David Willis is a Senior Lecturer in the Department of Linguistics. Having completed his doctorate on the development of word order in Welsh, David has developed his interests further in the historical linguistics and syntax, particularly with reference to Celtic and Slavonic languages. He is currently running an AHRC project on the development of negation in European languages. He is interested in the methodology of language documentation and is currently collaborating with Maggie Tallerman (Newcastle) and Bob Borsley (Essex) on a project to develop a syntactic atlas of Welsh dialects. He has published widely in historical linguistics, including books on syntactic change in Welsh and contemporary Welsh syntax. David has taught a wide variety of courses, including historical linguistics, language variation (including language contact and language death) and syntax.
Patrick J. Zecher
Patrick is a PhD student at the Department of Comparative Linguistics and Celtic Studies at the Philipps University of Marburg, Germany, under the supervision of Erich Poppe and Máire Ní Mhaonaigh. He studied at the University College Cork, Ireland, and at the Philipps University of Marburg where he received his MA (Magister Artium) in Celtic Studies, Indology and Tibetology. He currently lives in Cambridge and works as a research associate on a Marburg-based project producing an edition of the Middle Breton mystery play Buhez Sante Barba. Patrick's thesis is a critical edition and discussion of the medieval Irish recensions of the 'Finding of the True Cross' (Inventio Sanctae Crucis), a popular narrative in late Antiquity and through the Middle Ages about St Helena finding the cross of Christ in Jerusalem. His research interests include medieval Irish and Welsh (translation) literature, historical linguistics and lexicography but also the Old English and Old Norse literatures. He is further interested in the current state and survival of the modern Celtic languages as well as the languages and cultures of the Nordic countries (especially Sámi and Finnish).

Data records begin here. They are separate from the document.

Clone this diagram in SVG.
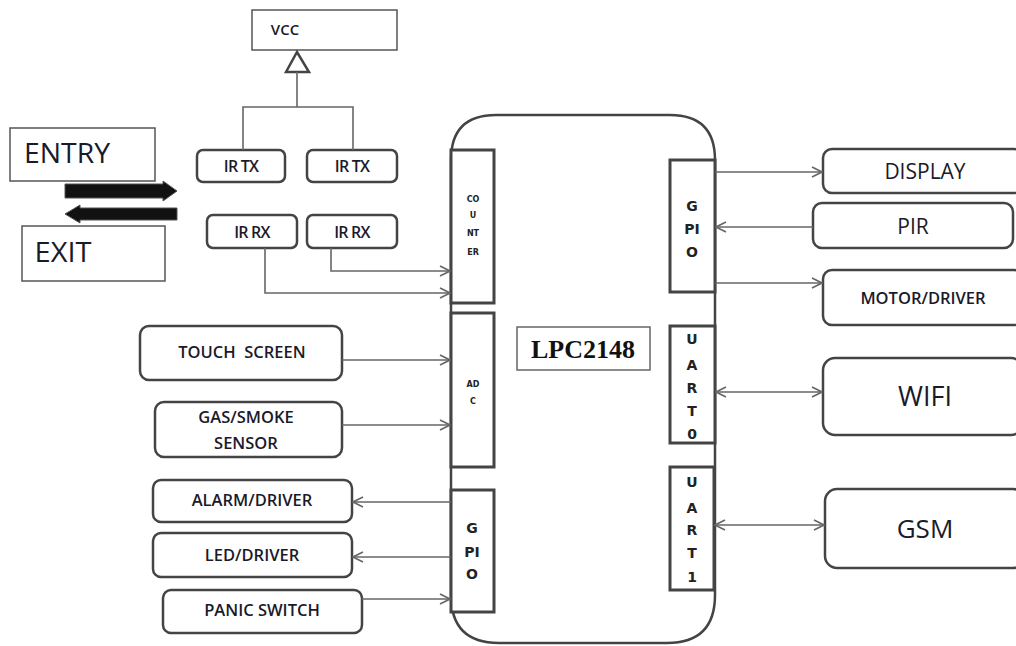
<svg xmlns="http://www.w3.org/2000/svg" width="1016" height="646" viewBox="0 0 1016 646">
<style>
.box{fill:#fff;stroke:#444;stroke-width:2.5}
.sq{fill:#fff;stroke:#555;stroke-width:1.5}
.mod{fill:#fff;stroke:#444;stroke-width:3}
.ln{fill:none;stroke:#666;stroke-width:1.6}
.t{font-family:"Open Sans","DejaVu Sans",sans-serif;fill:#1a1a2a;text-anchor:middle;font-weight:600}
.b{font-family:"Open Sans","DejaVu Sans",sans-serif;fill:#1a1a2a;text-anchor:middle;font-weight:normal}
.m{font-family:"DejaVu Sans",sans-serif;font-weight:bold;fill:#222;text-anchor:middle}
</style>
<defs>
<marker id="ah" viewBox="0 0 12 12" refX="11" refY="6" markerWidth="12" markerHeight="12" markerUnits="userSpaceOnUse" orient="auto-start-reverse">
<path d="M1,1 L11,6 L1,11" fill="none" stroke="#666" stroke-width="1.6"/>
</marker>
</defs>

<g id="lpc">
<path class="box" d="M451,160 Q451,115 496,115 L670,115 Q715,115 715,160 L715,595 Q715,643 667,643 L499,643 Q451,643 451,595 Z"/>
<rect x="517" y="327" width="133" height="43" fill="#fff" stroke="#666" stroke-width="1.5"/>
<text x="583" y="358" font-family="Liberation Serif,serif" font-weight="bold" font-size="26" fill="#111" text-anchor="middle">LPC2148</text>
</g>
<g id="counter">
<rect class="mod" x="451" y="150" width="43" height="153"/>
<text class="m" font-size="8" x="473" y="202">CO</text>
<text class="m" font-size="8" x="473" y="218">U</text>
<text class="m" font-size="8" x="473" y="236">NT</text>
<text class="m" font-size="8" x="473" y="255">ER</text>
</g>
<g id="adc">
<rect class="mod" x="451" y="313" width="43" height="154"/>
<text class="m" font-size="8" x="473" y="387">AD</text>
<text class="m" font-size="8" x="473" y="404">C</text>
</g>
<g id="gpio-left">
<rect class="mod" x="451" y="490" width="43" height="122"/>
<text class="m" font-size="14" x="472" y="533">G</text>
<text class="m" font-size="14" x="472" y="557">PI</text>
<text class="m" font-size="14" x="472" y="579">O</text>
</g>
<g id="gpio-right">
<rect class="mod" x="670" y="160" width="45" height="132"/>
<text class="m" font-size="14" x="692" y="211">G</text>
<text class="m" font-size="14" x="692" y="234">PI</text>
<text class="m" font-size="14" x="692" y="257">O</text>
</g>
<g id="uart0">
<rect class="mod" x="670" y="326" width="45" height="117"/>
<text class="m" font-size="14" x="692" y="344">U</text>
<text class="m" font-size="14" x="692" y="370">A</text>
<text class="m" font-size="14" x="692" y="393">R</text>
<text class="m" font-size="14" x="692" y="416">T</text>
<text class="m" font-size="14" x="692" y="439">0</text>
</g>
<g id="uart1">
<rect class="mod" x="670" y="467" width="44" height="123"/>
<text class="m" font-size="14" x="692" y="487">U</text>
<text class="m" font-size="14" x="692" y="513">A</text>
<text class="m" font-size="14" x="692" y="535">R</text>
<text class="m" font-size="14" x="692" y="558">T</text>
<text class="m" font-size="14" x="692" y="582">1</text>
</g>

<g id="vcc">
<rect class="sq" x="252" y="10" width="145" height="40"/>
<text class="t" x="285" y="35" font-size="15">VCC</text>
</g>
<g id="entry">
<rect class="sq" x="10" y="128" width="145" height="53"/>
<text class="b" x="67" y="163" font-size="28" textLength="86" lengthAdjust="spacingAndGlyphs">ENTRY</text>
</g>
<g id="exit">
<rect class="sq" x="22" y="226" width="143" height="55"/>
<text class="b" x="63" y="262" font-size="28" textLength="57" lengthAdjust="spacingAndGlyphs">EXIT</text>
</g>
<g id="irtx1"><rect class="box" x="197" y="150" width="88" height="32" rx="6"/><text class="t" x="241" y="172" font-size="16" letter-spacing="-0.8">IR TX</text></g>
<g id="irtx2"><rect class="box" x="307" y="150" width="90" height="32" rx="6"/><text class="t" x="352" y="172" font-size="16" letter-spacing="-0.8">IR TX</text></g>
<g id="irrx1"><rect class="box" x="207" y="215" width="90" height="33" rx="6"/><text class="t" x="252" y="238" font-size="16" letter-spacing="-0.8">IR RX</text></g>
<g id="irrx2"><rect class="box" x="307" y="215" width="90" height="33" rx="6"/><text class="t" x="352" y="238" font-size="16" letter-spacing="-0.8">IR RX</text></g>

<g id="touch"><rect class="box" x="140" y="326" width="202" height="54" rx="9"/><text class="t" x="242" y="358" font-size="16.5" xml:space="preserve">TOUCH  SCREEN</text></g>
<g id="gas"><rect class="box" x="155" y="402" width="187" height="55" rx="9"/><text class="t" x="246" y="423" font-size="16.5">GAS/SMOKE</text><text class="t" x="246" y="449" font-size="16.5">SENSOR</text></g>
<g id="alarm"><rect class="box" x="153" y="480" width="199" height="42" rx="8"/><text class="t" x="252" y="506" font-size="16.5">ALARM/DRIVER</text></g>
<g id="led"><rect class="box" x="153" y="533" width="199" height="44" rx="8"/><text class="t" x="252" y="561" font-size="16.5">LED/DRIVER</text></g>
<g id="panic"><rect class="box" x="163" y="590" width="199" height="43" rx="8"/><text class="t" x="262" y="616" font-size="16.5">PANIC SWITCH</text></g>

<g id="display"><rect class="box" x="823" y="149" width="200" height="44" rx="9"/><text class="b" x="925" y="179" font-size="21">DISPLAY</text></g>
<g id="pir"><rect class="box" x="813" y="203" width="200" height="45" rx="9"/><text class="b" x="913" y="234" font-size="21">PIR</text></g>
<g id="motor"><rect class="box" x="823" y="270" width="200" height="55" rx="9"/><text class="t" x="923" y="304" font-size="16.5">MOTOR/DRIVER</text></g>
<g id="wifi"><rect class="box" x="823" y="358" width="200" height="77" rx="12"/><text class="b" x="925" y="406" font-size="27">WIFI</text></g>
<g id="gsm"><rect class="box" x="825" y="489" width="200" height="79" rx="12"/><text class="b" x="925" y="538" font-size="26">GSM</text></g>

<g id="connectors">
<polygon points="286,72 297,52 309,72" fill="#fff" stroke="#444" stroke-width="2.5"/>
<path class="ln" d="M297,72 V107 M243,150 V107 H353 V150"/>
<path d="M65,184 H163 V181 L177,191 L163,201 V198 H65 Z" fill="#111" stroke="#555" stroke-width="1"/>
<path d="M177,208 H80 V205 L65,214 L80,223 V220 H177 Z" fill="#111" stroke="#555" stroke-width="1"/>
<path class="ln" d="M331,248 V271 H450" marker-end="url(#ah)"/>
<path class="ln" d="M265,248 V293 H450" marker-end="url(#ah)"/>
<path class="ln" d="M342,360 H450" marker-end="url(#ah)"/>
<path class="ln" d="M342,425 H450" marker-end="url(#ah)"/>
<path class="ln" d="M451,502 H353" marker-end="url(#ah)"/>
<path class="ln" d="M451,557 H353" marker-end="url(#ah)"/>
<path class="ln" d="M362,599 H450" marker-end="url(#ah)"/>
<path class="ln" d="M715,172 H822" marker-end="url(#ah)"/>
<path class="ln" d="M813,227 H716" marker-end="url(#ah)"/>
<path class="ln" d="M715,283 H822" marker-end="url(#ah)"/>
<path class="ln" d="M716,392 H822" marker-start="url(#ah)" marker-end="url(#ah)"/>
<path class="ln" d="M715,525 H824" marker-start="url(#ah)" marker-end="url(#ah)"/>
</g>
</svg>
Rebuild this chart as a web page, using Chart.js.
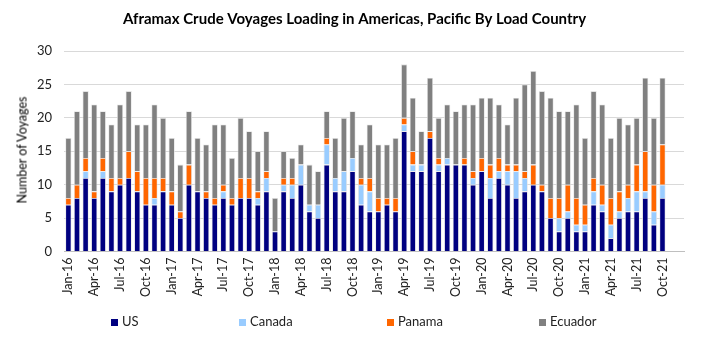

Eleanor Coghill was until 2010 a post-doctoral researcher at the Faculty of Asian and Middle Eastern Studies and has worked extensively on the endangered Neo-Aramaic dialects of Iraq, conducting fieldwork on around 12 dialects. Her background is in Semitic languages, including Arabic, Hebrew and Akkadian. Her research interests lie mainly in historical linguistics and typology: she is increasingly focusing on the role of language contact in the development of Aramaic and other languages of the region. She is now employed at the University of Konstanz in Germany, leading a project entitled "Neo-Aramaic Morphosyntax in its Areal-linguistic Context".
Jonathan Richard Kasstan
I graduated from Cambridge University in 2010, where I developed an interest in language death theory. Under the supervision of Dr Mari Jones, I wrote my M.Phil thesis on phonological levelling and lexical erosion in Francoprovençal. My study sought to challenge the received view that language contact and gradual language shift invariably bring about the attrition and contraction of regional variation in the obsolescent dialect. I am in the process of completing a PhD at the University of Kent on language variation and change in Francoprovençal (supervised by Dr David Hornsby and Dr Damien Hall), where I am currently analysing a corpus of some 50 hours of speech samples, from over 60 research participants, collected in both France and Switzerland.